• SOURCE EXCERPT
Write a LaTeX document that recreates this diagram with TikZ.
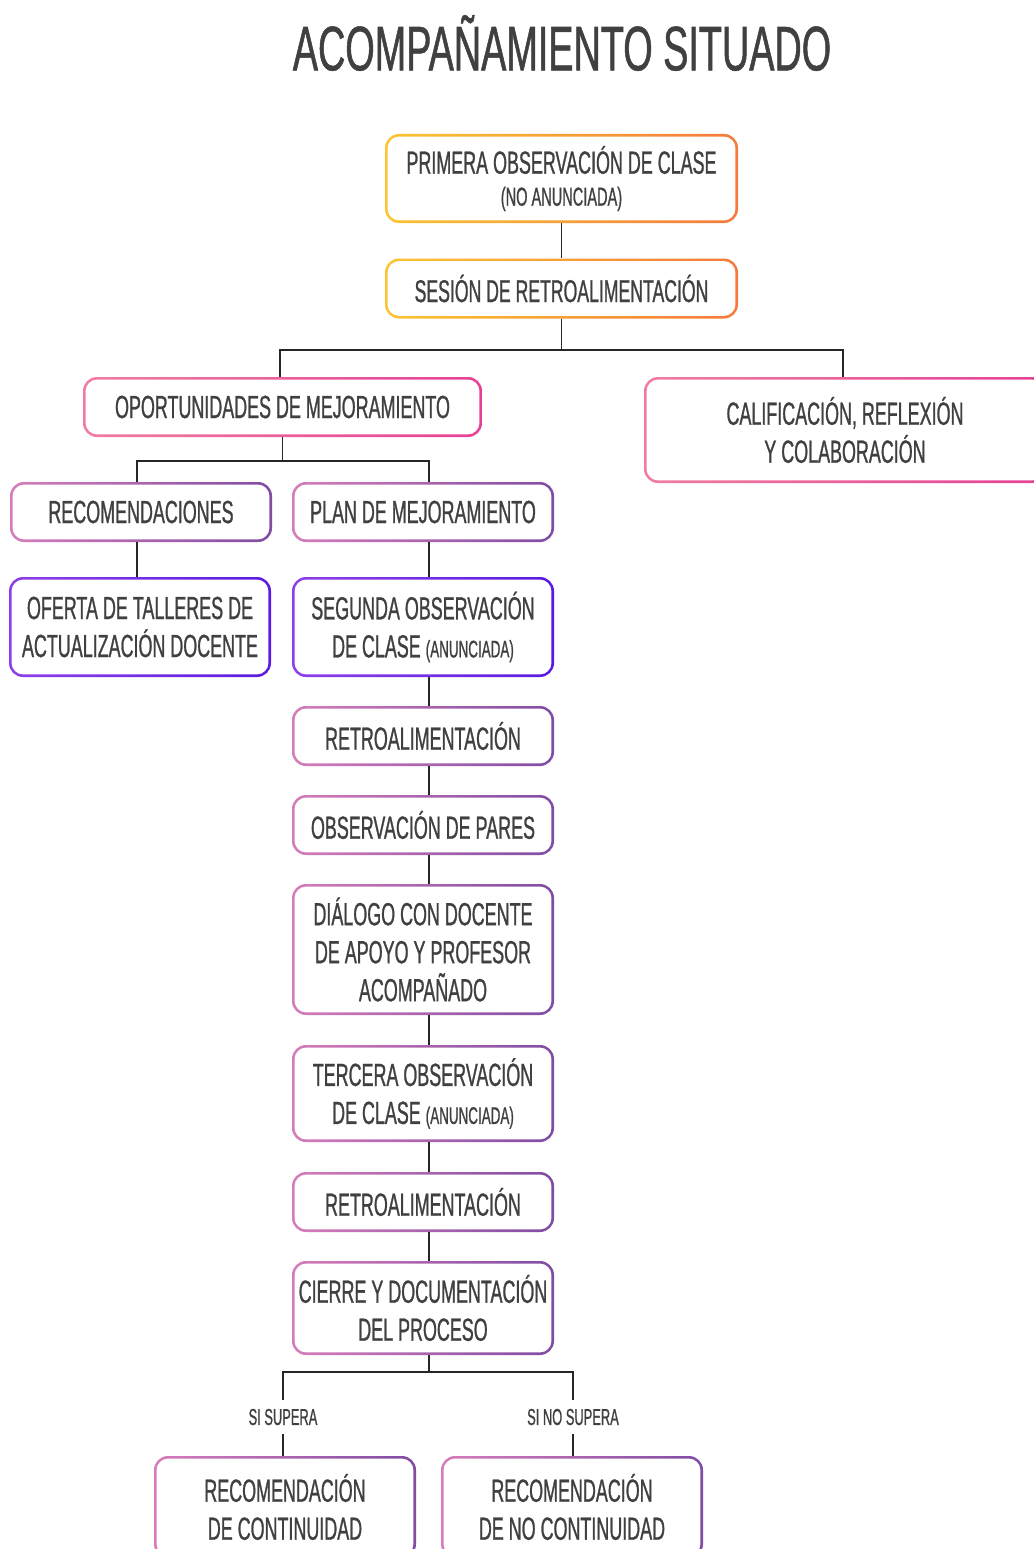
\documentclass[tikz,border=0pt]{standalone}
\usepackage{fontspec}
\usepackage{tikz}
\usetikzlibrary{positioning}
\newfontfamily\condfont{Liberation Sans}[FakeStretch=0.56, FakeBold=0.8]
\newfontfamily\titlefont{Liberation Sans}[FakeStretch=0.6, FakeBold=0.8]
\definecolor{textgray}{RGB}{64,64,64}
\definecolor{sunyellow}{RGB}{252,196,50}
\definecolor{sunorange}{RGB}{245,122,60}
\definecolor{rosepink}{RGB}{240,125,160}
\definecolor{hotpink}{RGB}{230,64,150}
\definecolor{lilac}{RGB}{214,124,186}
\definecolor{plum}{RGB}{128,76,164}
\definecolor{brightviolet}{RGB}{142,64,232}
\definecolor{deepindigo}{RGB}{92,26,224}
\newcommand{\smalltxt}{\fontsize{24}{26}\selectfont}

\begin{document}
\begin{tikzpicture}[x=1pt, y=-1pt]
        \tikzset{
            stepbox/.style 2 args={rectangle, rounded corners=14pt, left color=#1, right color=#2,
                minimum width=262pt, minimum height=60pt, inner sep=0pt, align=center, text=textgray,
                font=\condfont\fontsize{32}{38}\selectfont,
                path picture={\fill[white, rounded corners=11.5pt]
                    ([shift={(2.6pt,2.6pt)}]path picture bounding box.south west) rectangle
                    ([shift={(-2.6pt,-2.6pt)}]path picture bounding box.north east);}},
            link/.style={line width=1.8pt, draw=black!85},
            cond/.style={text=textgray, font=\condfont\fontsize{23}{26}\selectfont, inner sep=9pt}
        }
        \useasboundingbox[fill=white] (0,0) rectangle (1033,1549);

        \node (titulo) [text=textgray, font=\titlefont\fontsize{63}{70}\selectfont] at (562,43) {ACOMPAÑAMIENTO SITUADO};

        % first observation and feedback
        \node (primera) [stepbox={sunyellow}{sunorange}, minimum width=353pt, minimum height=89pt, font=\condfont\fontsize{32}{32}\selectfont] at (561.5,178.5) {PRIMERA OBSERVACIÓN DE CLASE\\{\fontsize{26}{30}\selectfont (NO ANUNCIADA)}};
        \node (sesion) [stepbox={sunyellow}{sunorange}, minimum width=353pt, font=\condfont\fontsize{31.5}{36}\selectfont] at (561.5,288.5) {SESIÓN DE RETROALIMENTACIÓN};

        \node (oport) [stepbox={rosepink}{hotpink}, minimum width=399pt] at (282.5,407) {OPORTUNIDADES DE MEJORAMIENTO};
        \node (calif) [stepbox={rosepink}{hotpink}, minimum width=402pt, minimum height=106pt] at (845,430) {CALIFICACIÓN, REFLEXIÓN\\Y COLABORACIÓN};

        \node (recom) [stepbox={lilac}{plum}] at (141,512) {RECOMENDACIONES};
        \node (plan) [stepbox={lilac}{plum}] at (423,512) {PLAN DE MEJORAMIENTO};
        \node (oferta) [stepbox={brightviolet}{deepindigo}, minimum height=100pt] at (140,627) {OFERTA DE TALLERES DE\\ACTUALIZACIÓN DOCENTE};
        \node (segunda) [stepbox={brightviolet}{deepindigo}, minimum height=100pt] at (423,627) {SEGUNDA OBSERVACIÓN\\DE CLASE {\smalltxt (ANUNCIADA)}};

        % the spine of the plan
        \node (retro) [stepbox={lilac}{plum}] at (423,736) {RETROALIMENTACIÓN};
        \node (pares) [stepbox={lilac}{plum}] at (423,825) {OBSERVACIÓN DE PARES};
        \node (dialogo) [stepbox={lilac}{plum}, minimum height=131pt] at (423,949.5) {DIÁLOGO CON DOCENTE\\DE APOYO Y PROFESOR\\ACOMPAÑADO};
        \node (tercera) [stepbox={lilac}{plum}, minimum height=97pt] at (423,1093.5) {TERCERA OBSERVACIÓN\\DE CLASE {\smalltxt (ANUNCIADA)}};
        \node (retrodos) [stepbox={lilac}{plum}] at (423,1202) {RETROALIMENTACIÓN};
        \node (cierre) [stepbox={lilac}{plum}, minimum height=94pt] at (423,1308) {CIERRE Y DOCUMENTACIÓN\\DEL PROCESO};

        \node (supera) [cond] at (283,1417) {SI SUPERA};
        \node (nosupera) [cond] at (573,1417) {SI NO SUPERA};
        \node (continua) [stepbox={lilac}{plum}, minimum height=102pt] at (285,1507) {RECOMENDACIÓN\\DE CONTINUIDAD};
        \node (nocontinua) [stepbox={lilac}{plum}, minimum height=102pt] at (572,1507) {RECOMENDACIÓN\\DE NO CONTINUIDAD};

        \coordinate (spine) at (429,0);

        \draw [link] (primera) -- (sesion);
        \draw [link] (sesion.south) -- ++(0,31) -| (oport.north -| 280,0);
        \draw [link] (sesion.south) -- ++(0,31) -| (calif.north -| 843,0);
        \draw [link] (oport.south) -- ++(0,24) -| (recom.north -| 137,0);
        \draw [link] (oport.south) -- ++(0,24) -| (plan.north -| spine);
        \draw [link] (recom.south -| 137,0) -- (oferta.north -| 137,0);
        \draw [link] (plan.south -| spine) -- (segunda.north -| spine);
        \draw [link] (segunda.south -| spine) -- (retro.north -| spine);
        \draw [link] (retro.south -| spine) -- (pares.north -| spine);
        \draw [link] (pares.south -| spine) -- (dialogo.north -| spine);
        \draw [link] (dialogo.south -| spine) -- (tercera.north -| spine);
        \draw [link] (tercera.south -| spine) -- (retrodos.north -| spine);
        \draw [link] (retrodos.south -| spine) -- (cierre.north -| spine);
        \draw [link] (cierre.south -| spine) -- ++(0,17) -| (supera.north);
        \draw [link] (cierre.south -| spine) -- ++(0,17) -| (nosupera.north);
        \draw [link] (supera.south) -- (supera.south |- continua.north);
        \draw [link] (nosupera.south) -- (nosupera.south |- nocontinua.north);
    \end{tikzpicture}
\end{document}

• TASK GOAL
Copy the material above in full and exactly, skipping pictures.

• SOLUTION FOR THIS PROBLEM
Write a LaTeX document that recreates this diagram with TikZ.
\documentclass[tikz,border=0pt]{standalone}
\usepackage{fontspec}
\usepackage{tikz}
\usetikzlibrary{positioning}
\newfontfamily\condfont{Liberation Sans}[FakeStretch=0.56, FakeBold=0.8]
\newfontfamily\titlefont{Liberation Sans}[FakeStretch=0.6, FakeBold=0.8]
\definecolor{textgray}{RGB}{64,64,64}
\definecolor{sunyellow}{RGB}{252,196,50}
\definecolor{sunorange}{RGB}{245,122,60}
\definecolor{rosepink}{RGB}{240,125,160}
\definecolor{hotpink}{RGB}{230,64,150}
\definecolor{lilac}{RGB}{214,124,186}
\definecolor{plum}{RGB}{128,76,164}
\definecolor{brightviolet}{RGB}{142,64,232}
\definecolor{deepindigo}{RGB}{92,26,224}
\newcommand{\smalltxt}{\fontsize{24}{26}\selectfont}

\begin{document}
\begin{tikzpicture}[x=1pt, y=-1pt]
        \tikzset{
            stepbox/.style 2 args={rectangle, rounded corners=14pt, left color=#1, right color=#2,
                minimum width=262pt, minimum height=60pt, inner sep=0pt, align=center, text=textgray,
                font=\condfont\fontsize{32}{38}\selectfont,
                path picture={\fill[white, rounded corners=11.5pt]
                    ([shift={(2.6pt,2.6pt)}]path picture bounding box.south west) rectangle
                    ([shift={(-2.6pt,-2.6pt)}]path picture bounding box.north east);}},
            link/.style={line width=1.8pt, draw=black!85},
            cond/.style={text=textgray, font=\condfont\fontsize{23}{26}\selectfont, inner sep=9pt}
        }
        \useasboundingbox[fill=white] (0,0) rectangle (1033,1549);

        \node (titulo) [text=textgray, font=\titlefont\fontsize{63}{70}\selectfont] at (562,43) {ACOMPAÑAMIENTO SITUADO};

        % first observation and feedback
        \node (primera) [stepbox={sunyellow}{sunorange}, minimum width=353pt, minimum height=89pt, font=\condfont\fontsize{32}{32}\selectfont] at (561.5,178.5) {PRIMERA OBSERVACIÓN DE CLASE\\{\fontsize{26}{30}\selectfont (NO ANUNCIADA)}};
        \node (sesion) [stepbox={sunyellow}{sunorange}, minimum width=353pt, font=\condfont\fontsize{31.5}{36}\selectfont] at (561.5,288.5) {SESIÓN DE RETROALIMENTACIÓN};

        \node (oport) [stepbox={rosepink}{hotpink}, minimum width=399pt] at (282.5,407) {OPORTUNIDADES DE MEJORAMIENTO};
        \node (calif) [stepbox={rosepink}{hotpink}, minimum width=402pt, minimum height=106pt] at (845,430) {CALIFICACIÓN, REFLEXIÓN\\Y COLABORACIÓN};

        \node (recom) [stepbox={lilac}{plum}] at (141,512) {RECOMENDACIONES};
        \node (plan) [stepbox={lilac}{plum}] at (423,512) {PLAN DE MEJORAMIENTO};
        \node (oferta) [stepbox={brightviolet}{deepindigo}, minimum height=100pt] at (140,627) {OFERTA DE TALLERES DE\\ACTUALIZACIÓN DOCENTE};
        \node (segunda) [stepbox={brightviolet}{deepindigo}, minimum height=100pt] at (423,627) {SEGUNDA OBSERVACIÓN\\DE CLASE {\smalltxt (ANUNCIADA)}};

        % the spine of the plan
        \node (retro) [stepbox={lilac}{plum}] at (423,736) {RETROALIMENTACIÓN};
        \node (pares) [stepbox={lilac}{plum}] at (423,825) {OBSERVACIÓN DE PARES};
        \node (dialogo) [stepbox={lilac}{plum}, minimum height=131pt] at (423,949.5) {DIÁLOGO CON DOCENTE\\DE APOYO Y PROFESOR\\ACOMPAÑADO};
        \node (tercera) [stepbox={lilac}{plum}, minimum height=97pt] at (423,1093.5) {TERCERA OBSERVACIÓN\\DE CLASE {\smalltxt (ANUNCIADA)}};
        \node (retrodos) [stepbox={lilac}{plum}] at (423,1202) {RETROALIMENTACIÓN};
        \node (cierre) [stepbox={lilac}{plum}, minimum height=94pt] at (423,1308) {CIERRE Y DOCUMENTACIÓN\\DEL PROCESO};

        \node (supera) [cond] at (283,1417) {SI SUPERA};
        \node (nosupera) [cond] at (573,1417) {SI NO SUPERA};
        \node (continua) [stepbox={lilac}{plum}, minimum height=102pt] at (285,1507) {RECOMENDACIÓN\\DE CONTINUIDAD};
        \node (nocontinua) [stepbox={lilac}{plum}, minimum height=102pt] at (572,1507) {RECOMENDACIÓN\\DE NO CONTINUIDAD};

        \coordinate (spine) at (429,0);

        \draw [link] (primera) -- (sesion);
        \draw [link] (sesion.south) -- ++(0,31) -| (oport.north -| 280,0);
        \draw [link] (sesion.south) -- ++(0,31) -| (calif.north -| 843,0);
        \draw [link] (oport.south) -- ++(0,24) -| (recom.north -| 137,0);
        \draw [link] (oport.south) -- ++(0,24) -| (plan.north -| spine);
        \draw [link] (recom.south -| 137,0) -- (oferta.north -| 137,0);
        \draw [link] (plan.south -| spine) -- (segunda.north -| spine);
        \draw [link] (segunda.south -| spine) -- (retro.north -| spine);
        \draw [link] (retro.south -| spine) -- (pares.north -| spine);
        \draw [link] (pares.south -| spine) -- (dialogo.north -| spine);
        \draw [link] (dialogo.south -| spine) -- (tercera.north -| spine);
        \draw [link] (tercera.south -| spine) -- (retrodos.north -| spine);
        \draw [link] (retrodos.south -| spine) -- (cierre.north -| spine);
        \draw [link] (cierre.south -| spine) -- ++(0,17) -| (supera.north);
        \draw [link] (cierre.south -| spine) -- ++(0,17) -| (nosupera.north);
        \draw [link] (supera.south) -- (supera.south |- continua.north);
        \draw [link] (nosupera.south) -- (nosupera.south |- nocontinua.north);
    \end{tikzpicture}
\end{document}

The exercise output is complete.